> **REQUIRED WORK**:
Repeat the material exactly from its first line to the line that includes "ax=ax, legend=False, saturation=1)". Skip pictures.

> **GIVEN MATERIAL**:
========

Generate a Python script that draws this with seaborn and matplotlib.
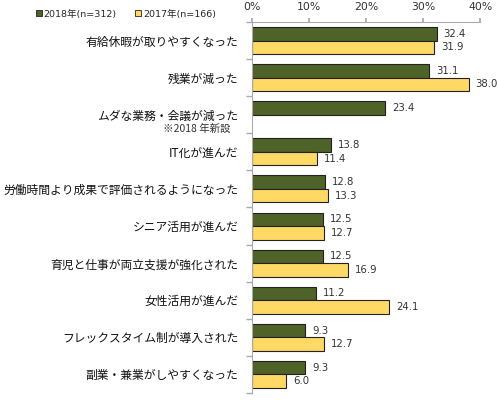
import numpy as np
import pandas as pd
import matplotlib
matplotlib.use("Agg")
import matplotlib.pyplot as plt
import seaborn as sns
from matplotlib.patches import Patch

categories = ["有給休暇が取りやすくなった", "残業が減った", "ムダな業務・会議が減った", "IT化が進んだ",
              "労働時間より成果で評価されるようになった", "シニア活用が進んだ", "育児と仕事が両立支援が強化された",
              "女性活用が進んだ", "フレックスタイム制が導入された", "副業・兼業がしやすくなった"]
values_2018 = [32.4, 31.1, 23.4, 13.8, 12.8, 12.5, 12.5, 11.2, 9.3, 9.3]
values_2017 = [31.9, 38.0, np.nan, 11.4, 13.3, 12.7, 16.9, 24.1, 12.7, 6.0]
series = ["2018年(n=312)", "2017年(n=166)"]
xticks = [0, 10, 20, 30, 40]
note = "※2018 年新設"

sns.set_theme(style="white")
plt.rcParams['font.family'] = ['Noto Sans CJK JP', 'DejaVu Sans']

df = pd.DataFrame({
    "cat": categories * 2,
    "val": values_2018 + values_2017,
    "series": [series[0]] * len(categories) + [series[1]] * len(categories),
})

colors = ["#4F6228", "#FFD966"]
fig = plt.figure(figsize=(4.98, 4.00), dpi=100)
ax = fig.add_axes([0.506, 0.0175, 0.458, 0.9275])
sns.barplot(data=df, y="cat", x="val", hue="series", order=categories, hue_order=series,
            palette=colors, orient="h", width=0.73, edgecolor="#222222", linewidth=0.8,
            ax=ax, legend=False, saturation=1)

ax.set_xlim(0, 40)
ax.set_ylim(len(categories) - 0.5, -0.5)
ax.set_xticks(xticks)
ax.set_xticklabels([f"{t}%" for t in xticks], fontsize=7.8, color="#333333", family=['DejaVu Sans'])
ax.xaxis.tick_top()
ax.tick_params(axis="x", which="major", top=True, length=3, color="#aaaaaa", pad=4)
ax.set_xlabel("")
ax.set_ylabel("")
ax.set_yticks(range(len(categories)))
ax.set_yticklabels(categories, fontsize=8.5, color="#111111")
ax.tick_params(axis="y", which="major", length=0, pad=10)
ax.set_yticks(np.arange(-0.5, len(categories), 1), minor=True)
ax.tick_params(axis="y", which="minor", left=True, length=4, color="#aaaaaa")
for s in ["right", "bottom"]:
    ax.spines[s].set_visible(False)
for s in ["top", "left"]:
    ax.spines[s].set_color("#aaaaaa")
    ax.spines[s].set_linewidth(0.8)

for container in ax.containers:
    labels = ["" if np.isnan(v) else f"{v:.1f}" for v in container.datavalues]
    ax.bar_label(container, labels=labels, padding=5, fontsize=7.3, color="#333333", family=['DejaVu Sans'])

ax.text(-3.8, 2.38, note, transform=ax.transData, ha="right", va="center", fontsize=7.5,
        color="#333333", clip_on=False)

handles = [Patch(facecolor=colors[0], edgecolor="#222222", linewidth=0.6),
           Patch(facecolor=colors[1], edgecolor="#222222", linewidth=0.6)]
fig.legend(handles, series, loc="center left", bbox_to_anchor=(0.055, 0.965), ncol=2, frameon=False,
           handlelength=0.6, handleheight=0.6, handletextpad=0.2, columnspacing=2.0,
           prop={'family': ['DejaVu Sans', 'Noto Sans CJK JP'], 'size': 6.8})

fig.savefig("out.png", dpi=100)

========

> **RESULT FOR THIS EXERCISE**:
Generate a Python script that draws this with seaborn and matplotlib.
import numpy as np
import pandas as pd
import matplotlib
matplotlib.use("Agg")
import matplotlib.pyplot as plt
import seaborn as sns
from matplotlib.patches import Patch

categories = ["有給休暇が取りやすくなった", "残業が減った", "ムダな業務・会議が減った", "IT化が進んだ",
              "労働時間より成果で評価されるようになった", "シニア活用が進んだ", "育児と仕事が両立支援が強化された",
              "女性活用が進んだ", "フレックスタイム制が導入された", "副業・兼業がしやすくなった"]
values_2018 = [32.4, 31.1, 23.4, 13.8, 12.8, 12.5, 12.5, 11.2, 9.3, 9.3]
values_2017 = [31.9, 38.0, np.nan, 11.4, 13.3, 12.7, 16.9, 24.1, 12.7, 6.0]
series = ["2018年(n=312)", "2017年(n=166)"]
xticks = [0, 10, 20, 30, 40]
note = "※2018 年新設"

sns.set_theme(style="white")
plt.rcParams['font.family'] = ['Noto Sans CJK JP', 'DejaVu Sans']

df = pd.DataFrame({
    "cat": categories * 2,
    "val": values_2018 + values_2017,
    "series": [series[0]] * len(categories) + [series[1]] * len(categories),
})

colors = ["#4F6228", "#FFD966"]
fig = plt.figure(figsize=(4.98, 4.00), dpi=100)
ax = fig.add_axes([0.506, 0.0175, 0.458, 0.9275])
sns.barplot(data=df, y="cat", x="val", hue="series", order=categories, hue_order=series,
            palette=colors, orient="h", width=0.73, edgecolor="#222222", linewidth=0.8,
            ax=ax, legend=False, saturation=1)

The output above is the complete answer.